** START **

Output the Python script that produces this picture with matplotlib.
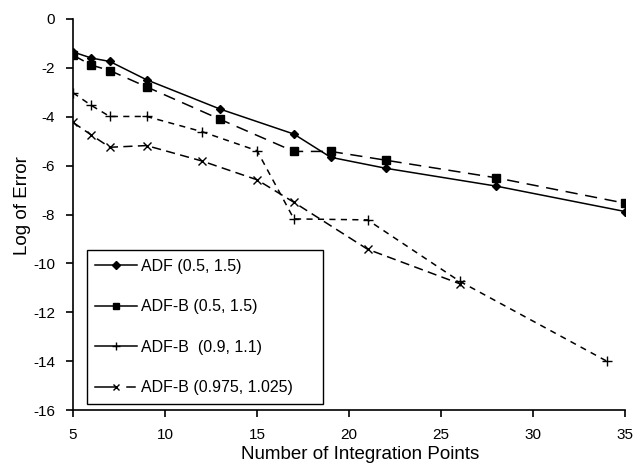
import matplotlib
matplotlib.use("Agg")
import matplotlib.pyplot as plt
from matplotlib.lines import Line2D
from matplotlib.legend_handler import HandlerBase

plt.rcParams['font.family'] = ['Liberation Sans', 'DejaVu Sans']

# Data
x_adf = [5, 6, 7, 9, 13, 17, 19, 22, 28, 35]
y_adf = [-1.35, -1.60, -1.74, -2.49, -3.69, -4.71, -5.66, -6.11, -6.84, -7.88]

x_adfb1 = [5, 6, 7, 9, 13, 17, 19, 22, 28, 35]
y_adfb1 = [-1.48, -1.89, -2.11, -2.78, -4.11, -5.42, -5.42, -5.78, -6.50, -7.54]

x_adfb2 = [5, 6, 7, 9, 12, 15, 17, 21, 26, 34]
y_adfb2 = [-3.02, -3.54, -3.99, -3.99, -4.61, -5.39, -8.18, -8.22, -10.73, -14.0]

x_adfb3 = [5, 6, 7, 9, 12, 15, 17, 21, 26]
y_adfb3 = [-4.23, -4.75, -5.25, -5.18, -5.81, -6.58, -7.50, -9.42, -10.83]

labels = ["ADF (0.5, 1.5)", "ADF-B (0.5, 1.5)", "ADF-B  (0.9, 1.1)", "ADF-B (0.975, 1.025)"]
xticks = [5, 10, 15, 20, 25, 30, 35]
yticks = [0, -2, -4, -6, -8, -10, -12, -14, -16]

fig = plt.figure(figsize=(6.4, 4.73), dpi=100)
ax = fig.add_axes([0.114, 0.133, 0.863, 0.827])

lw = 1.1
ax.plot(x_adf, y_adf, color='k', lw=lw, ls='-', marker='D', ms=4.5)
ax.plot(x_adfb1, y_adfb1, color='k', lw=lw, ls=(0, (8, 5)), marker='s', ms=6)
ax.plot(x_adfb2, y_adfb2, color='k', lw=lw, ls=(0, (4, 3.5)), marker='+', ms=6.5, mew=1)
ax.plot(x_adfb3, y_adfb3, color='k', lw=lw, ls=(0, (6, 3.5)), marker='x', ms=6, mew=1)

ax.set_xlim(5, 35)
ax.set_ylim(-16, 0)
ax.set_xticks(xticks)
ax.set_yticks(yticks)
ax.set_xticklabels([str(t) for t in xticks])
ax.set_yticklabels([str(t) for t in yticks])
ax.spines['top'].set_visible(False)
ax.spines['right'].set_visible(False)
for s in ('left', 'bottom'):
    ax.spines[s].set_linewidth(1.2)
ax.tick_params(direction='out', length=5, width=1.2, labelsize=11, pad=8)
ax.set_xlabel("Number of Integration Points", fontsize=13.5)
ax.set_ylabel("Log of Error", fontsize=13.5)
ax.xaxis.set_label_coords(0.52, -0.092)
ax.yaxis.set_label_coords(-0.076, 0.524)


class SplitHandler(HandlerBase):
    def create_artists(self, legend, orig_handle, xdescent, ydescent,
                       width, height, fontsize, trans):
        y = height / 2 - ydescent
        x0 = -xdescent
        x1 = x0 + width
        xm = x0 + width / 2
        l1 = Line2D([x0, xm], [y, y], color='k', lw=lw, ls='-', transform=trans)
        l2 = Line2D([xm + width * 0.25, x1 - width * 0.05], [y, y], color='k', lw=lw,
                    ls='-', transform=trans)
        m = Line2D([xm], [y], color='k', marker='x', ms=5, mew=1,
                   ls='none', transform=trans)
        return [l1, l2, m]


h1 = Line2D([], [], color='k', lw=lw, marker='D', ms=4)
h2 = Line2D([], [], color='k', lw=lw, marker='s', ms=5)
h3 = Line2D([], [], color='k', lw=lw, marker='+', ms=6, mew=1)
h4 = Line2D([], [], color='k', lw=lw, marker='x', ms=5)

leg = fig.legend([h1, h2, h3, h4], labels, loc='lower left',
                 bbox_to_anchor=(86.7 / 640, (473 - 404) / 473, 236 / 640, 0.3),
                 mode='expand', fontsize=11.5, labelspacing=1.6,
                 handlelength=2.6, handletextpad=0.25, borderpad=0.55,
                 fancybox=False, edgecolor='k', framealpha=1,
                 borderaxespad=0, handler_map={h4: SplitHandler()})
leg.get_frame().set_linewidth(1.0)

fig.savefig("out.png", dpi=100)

** END **
** START **

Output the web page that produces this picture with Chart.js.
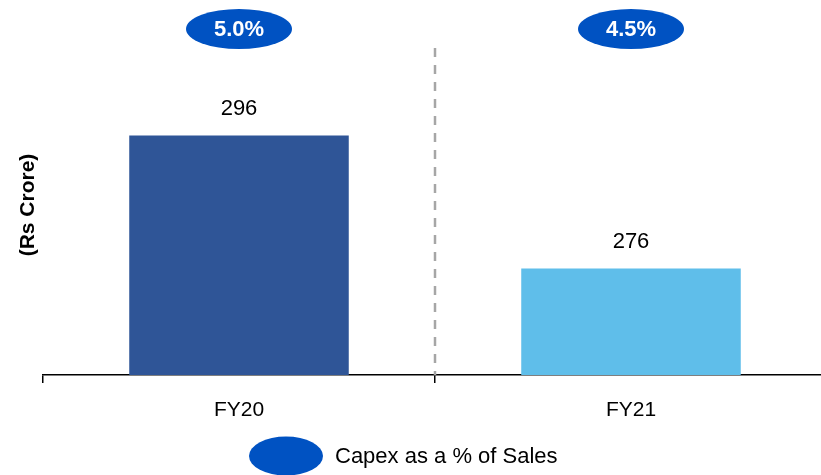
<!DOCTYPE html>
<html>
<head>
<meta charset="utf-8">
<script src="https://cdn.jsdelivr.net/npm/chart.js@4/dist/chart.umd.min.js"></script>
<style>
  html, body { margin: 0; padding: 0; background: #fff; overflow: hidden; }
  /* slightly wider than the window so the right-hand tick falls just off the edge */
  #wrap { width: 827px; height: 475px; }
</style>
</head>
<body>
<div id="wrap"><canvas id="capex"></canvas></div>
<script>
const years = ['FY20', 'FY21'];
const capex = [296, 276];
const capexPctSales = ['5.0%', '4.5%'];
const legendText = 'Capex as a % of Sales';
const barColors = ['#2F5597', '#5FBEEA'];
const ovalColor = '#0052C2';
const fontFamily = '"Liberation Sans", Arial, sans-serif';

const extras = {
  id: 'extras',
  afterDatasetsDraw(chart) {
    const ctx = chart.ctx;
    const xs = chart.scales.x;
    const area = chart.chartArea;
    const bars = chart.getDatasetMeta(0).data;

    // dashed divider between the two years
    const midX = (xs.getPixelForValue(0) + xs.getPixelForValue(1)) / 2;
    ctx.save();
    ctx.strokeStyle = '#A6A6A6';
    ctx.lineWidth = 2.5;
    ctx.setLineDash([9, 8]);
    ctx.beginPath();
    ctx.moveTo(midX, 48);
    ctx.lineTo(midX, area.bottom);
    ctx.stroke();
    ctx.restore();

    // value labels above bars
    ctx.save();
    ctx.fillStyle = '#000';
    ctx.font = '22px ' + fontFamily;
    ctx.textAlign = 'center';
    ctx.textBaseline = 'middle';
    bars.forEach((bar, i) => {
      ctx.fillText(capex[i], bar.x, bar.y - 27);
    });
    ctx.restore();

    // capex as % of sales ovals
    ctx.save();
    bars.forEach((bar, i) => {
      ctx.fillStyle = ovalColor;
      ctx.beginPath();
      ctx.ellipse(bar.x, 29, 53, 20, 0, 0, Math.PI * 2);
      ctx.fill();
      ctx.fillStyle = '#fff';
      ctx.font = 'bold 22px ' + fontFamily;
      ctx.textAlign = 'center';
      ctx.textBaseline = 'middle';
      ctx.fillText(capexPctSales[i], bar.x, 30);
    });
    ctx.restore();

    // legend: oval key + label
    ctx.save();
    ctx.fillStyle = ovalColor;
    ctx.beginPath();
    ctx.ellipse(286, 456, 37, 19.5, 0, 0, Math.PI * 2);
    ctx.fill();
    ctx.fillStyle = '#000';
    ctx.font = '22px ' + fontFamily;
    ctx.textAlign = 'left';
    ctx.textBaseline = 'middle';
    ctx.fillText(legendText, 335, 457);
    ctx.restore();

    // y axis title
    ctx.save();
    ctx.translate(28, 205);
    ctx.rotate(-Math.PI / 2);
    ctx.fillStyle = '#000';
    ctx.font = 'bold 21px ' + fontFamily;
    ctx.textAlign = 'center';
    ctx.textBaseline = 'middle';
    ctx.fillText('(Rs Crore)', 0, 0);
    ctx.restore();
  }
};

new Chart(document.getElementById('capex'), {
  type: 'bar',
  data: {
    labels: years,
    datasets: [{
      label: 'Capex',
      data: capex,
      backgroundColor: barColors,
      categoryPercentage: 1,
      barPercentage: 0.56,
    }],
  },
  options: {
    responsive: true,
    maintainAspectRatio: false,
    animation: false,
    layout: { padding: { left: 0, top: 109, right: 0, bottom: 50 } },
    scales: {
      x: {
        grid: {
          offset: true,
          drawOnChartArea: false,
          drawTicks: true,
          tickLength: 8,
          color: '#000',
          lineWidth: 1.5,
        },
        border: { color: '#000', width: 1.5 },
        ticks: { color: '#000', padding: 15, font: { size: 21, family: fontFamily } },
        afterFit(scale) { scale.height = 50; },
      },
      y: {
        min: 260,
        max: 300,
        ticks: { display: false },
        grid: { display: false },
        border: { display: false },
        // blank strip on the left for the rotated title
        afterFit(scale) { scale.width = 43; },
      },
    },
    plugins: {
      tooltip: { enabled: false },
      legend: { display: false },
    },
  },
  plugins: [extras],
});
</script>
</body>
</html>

** END **

TASK DETAILS:
Everything above from the line with "Output the Python" through the line with "-7.50, -9.42, -10.83]" should be retyped exactly, and nothing else; omit pictures.

ANSWER:
Output the Python script that produces this picture with matplotlib.
import matplotlib
matplotlib.use("Agg")
import matplotlib.pyplot as plt
from matplotlib.lines import Line2D
from matplotlib.legend_handler import HandlerBase

plt.rcParams['font.family'] = ['Liberation Sans', 'DejaVu Sans']

# Data
x_adf = [5, 6, 7, 9, 13, 17, 19, 22, 28, 35]
y_adf = [-1.35, -1.60, -1.74, -2.49, -3.69, -4.71, -5.66, -6.11, -6.84, -7.88]

x_adfb1 = [5, 6, 7, 9, 13, 17, 19, 22, 28, 35]
y_adfb1 = [-1.48, -1.89, -2.11, -2.78, -4.11, -5.42, -5.42, -5.78, -6.50, -7.54]

x_adfb2 = [5, 6, 7, 9, 12, 15, 17, 21, 26, 34]
y_adfb2 = [-3.02, -3.54, -3.99, -3.99, -4.61, -5.39, -8.18, -8.22, -10.73, -14.0]

x_adfb3 = [5, 6, 7, 9, 12, 15, 17, 21, 26]
y_adfb3 = [-4.23, -4.75, -5.25, -5.18, -5.81, -6.58, -7.50, -9.42, -10.83]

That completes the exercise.